Die anderen Kulturthemen müssen in diesem Wochenrückblick zwangsweise zu kurz kommen. Aber nicht verzichten wollen wir auf den Nachruf auf einen großen europäischen Schriftsteller. Jan Küveler nennt den Ungarn Péter Esterhazy in der WELT AM SONNTAG "einen postmodernen Postmonarchisten". 66-jährig ist er in dieser Woche gestorben. "Esterhazy bekämpfte die Postmonarchie mit einer Postmoderne, die sich nicht mit der Gegenwart zufrieden gab, sondern die Vergangenheit einschloss", schreibt Küveler. In der BERLINER ZEITUNG und der FRANKFURTER RUNDSCHAU formuliert Arno Widmann über "den Akrobaten und Spieler: Er fand Geschichten, bettete sie ein in andere gefundene Geschichten, die eingepackt waren in wahre Begebenheiten und geflunkerten Klatsch.
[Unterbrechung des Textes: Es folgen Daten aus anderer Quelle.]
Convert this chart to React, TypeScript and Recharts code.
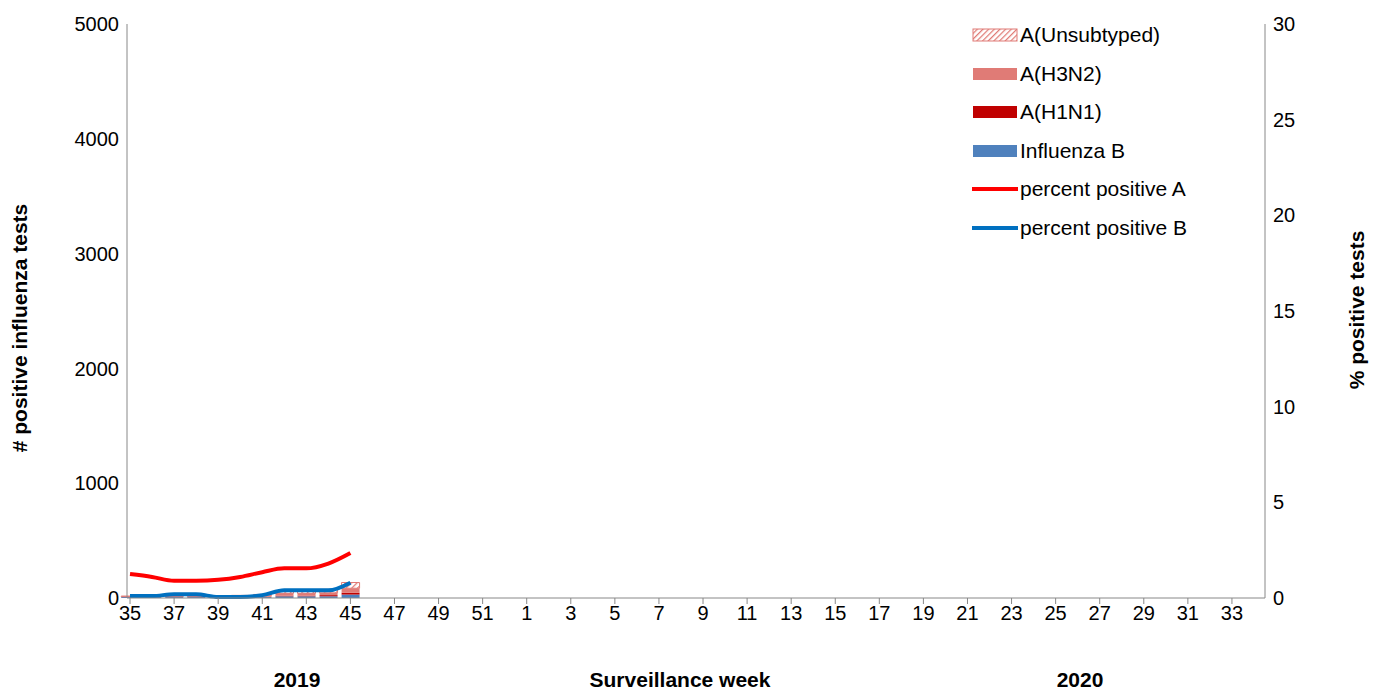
import React from 'react';
import { ComposedChart, Bar, Line, XAxis, YAxis } from 'recharts';

const weeks = [35,36,37,38,39,40,41,42,43,44,45,46,47,48,49,50,51,52,1,2,3,4,5,6,7,8,9,10,11,12,13,14,15,16,17,18,19,20,21,22,23,24,25,26,27,28,29,30,31,32,33,34];
const unsub = [5,3,3,3,3,8,10,25,25,30,50];
const h3n2 = [3,3,3,3,3,8,10,20,20,20,40];
const h1n1 = [1,1,1,1,1,2,3,5,5,10,15];
const fluB = [8,8,8,8,5,5,8,15,15,15,30];
const pctA = [1.25,1.1,0.9,0.9,0.95,1.1,1.35,1.55,1.55,1.8,2.35];
const pctB = [0.1,0.1,0.2,0.2,0.05,0.05,0.15,0.4,0.4,0.4,0.8];

const data = weeks.map((w, i) => ({
  week: String(w),
  unsub: unsub[i], h3n2: h3n2[i], h1n1: h1n1[i], fluB: fluB[i],
  pctA: pctA[i], pctB: pctB[i],
}));

const font = '"Liberation Sans", Arial, sans-serif';
const tick = { fontSize: 20, fill: '#000', fontFamily: font };

const legend = [
  { t: 'A(Unsubtyped)', k: 'hatch' },
  { t: 'A(H3N2)', c: '#e07b76' },
  { t: 'A(H1N1)', c: '#c00000' },
  { t: 'Influenza B', c: '#4f81bd' },
  { t: 'percent positive A', c: '#ff0000', line: true },
  { t: 'percent positive B', c: '#0070c0', line: true },
];

export default function App() {
  return (
    <div style={{ position: 'absolute', left: 0, top: 0, width: 1380, height: 691, background: '#fff', fontFamily: font }}>
      <ComposedChart width={1380} height={691} data={data} barCategoryGap="10%"
        margin={{ top: 24, left: 67, right: 65, bottom: 63 }}>
        <defs>
          <pattern id="hatch" patternUnits="userSpaceOnUse" width="4" height="4" patternTransform="rotate(45)">
            <rect width="4" height="4" fill="#fff" />
            <line x1="0" y1="0" x2="0" y2="4" stroke="#e07b76" strokeWidth="2.5" />
          </pattern>
        </defs>
        <XAxis dataKey="week" interval={1} tick={tick} tickLine={{ stroke: '#888' }} axisLine={{ stroke: '#888' }} height={30} padding={{ left: -8, right: 0 }} />
        <YAxis yAxisId="l" domain={[0, 5000]} ticks={[0,1000,2000,3000,4000,5000]} tick={tick} tickLine={false} axisLine={{ stroke: '#888' }} width={60} />
        <YAxis yAxisId="r" orientation="right" domain={[0, 30]} ticks={[0,5,10,15,20,25,30]} tick={tick} tickLine={false} axisLine={{ stroke: '#888' }} width={50} />
        <Bar yAxisId="l" dataKey="fluB" stackId="s" fill="#4f81bd" isAnimationActive={false} />
        <Bar yAxisId="l" dataKey="h1n1" stackId="s" fill="#c00000" isAnimationActive={false} />
        <Bar yAxisId="l" dataKey="h3n2" stackId="s" fill="#e07b76" isAnimationActive={false} />
        <Bar yAxisId="l" dataKey="unsub" stackId="s" fill="url(#hatch)" stroke="#e07b76" isAnimationActive={false} />
        <Line yAxisId="r" dataKey="pctA" stroke="#ff0000" strokeWidth={4} dot={false} type="monotone" isAnimationActive={false} />
        <Line yAxisId="r" dataKey="pctB" stroke="#0070c0" strokeWidth={4} dot={false} type="monotone" isAnimationActive={false} />
      </ComposedChart>
      <div style={{ position: 'absolute', left: 20, top: 328, transform: 'translate(-50%,-50%) rotate(-90deg)', fontWeight: 'bold', fontSize: 21, whiteSpace: 'nowrap' }}># positive influenza tests</div>
      <div style={{ position: 'absolute', left: 1357, top: 310, transform: 'translate(-50%,-50%) rotate(-90deg)', fontWeight: 'bold', fontSize: 21, whiteSpace: 'nowrap' }}>% positive tests</div>
      <div style={{ position: 'absolute', left: 297, top: 680, transform: 'translate(-50%,-50%)', fontWeight: 'bold', fontSize: 21 }}>2019</div>
      <div style={{ position: 'absolute', left: 680, top: 680, transform: 'translate(-50%,-50%)', fontWeight: 'bold', fontSize: 21, whiteSpace: 'nowrap' }}>Surveillance week</div>
      <div style={{ position: 'absolute', left: 1080, top: 680, transform: 'translate(-50%,-50%)', fontWeight: 'bold', fontSize: 21 }}>2020</div>
      {legend.map((l, i) => (
        <div key={i} style={{ position: 'absolute', left: 972, top: 23 + i * 38.5, display: 'flex', alignItems: 'center', fontSize: 21, whiteSpace: 'nowrap' }}>
          {l.line ? (
            <div style={{ width: 46, height: 4, background: l.c, marginRight: 2 }} />
          ) : (
            <svg width={46} height={14} style={{ marginRight: 2 }}>
              <rect x={1} y={1} width={44} height={12} fill={l.k === 'hatch' ? 'url(#hatch)' : l.c} stroke={l.k === 'hatch' ? '#e07b76' : 'none'} />
            </svg>
          )}
          <span>{l.t}</span>
        </div>
      ))}
    </div>
  );
}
Ge- und Erfundenes verschmolz zu etwas, das rauschen konnte wie ein Wald".
Mit "der Alterswilde" überschreibt Patrick Wildermann seine Gratulation im TAGESSPIEGEL zum 65. Geburtstag von Volksbühnen-Chef Frank Castorf an diesem Sonntag. Und er zitiert den Noch-Intendanten mit dem Satz: "Konflikt ist notwendig für das Theater. Konsens ödet ihn an", weiß der Gratulant und charakterisiert den Jubilar weiter: "Kampf findet er gut. Castorf ist ein Harmonie-Dissident, den aus gutem Grund die Konsenssoße anödet, die landauf, landab auf den Bühnenangerührt wird."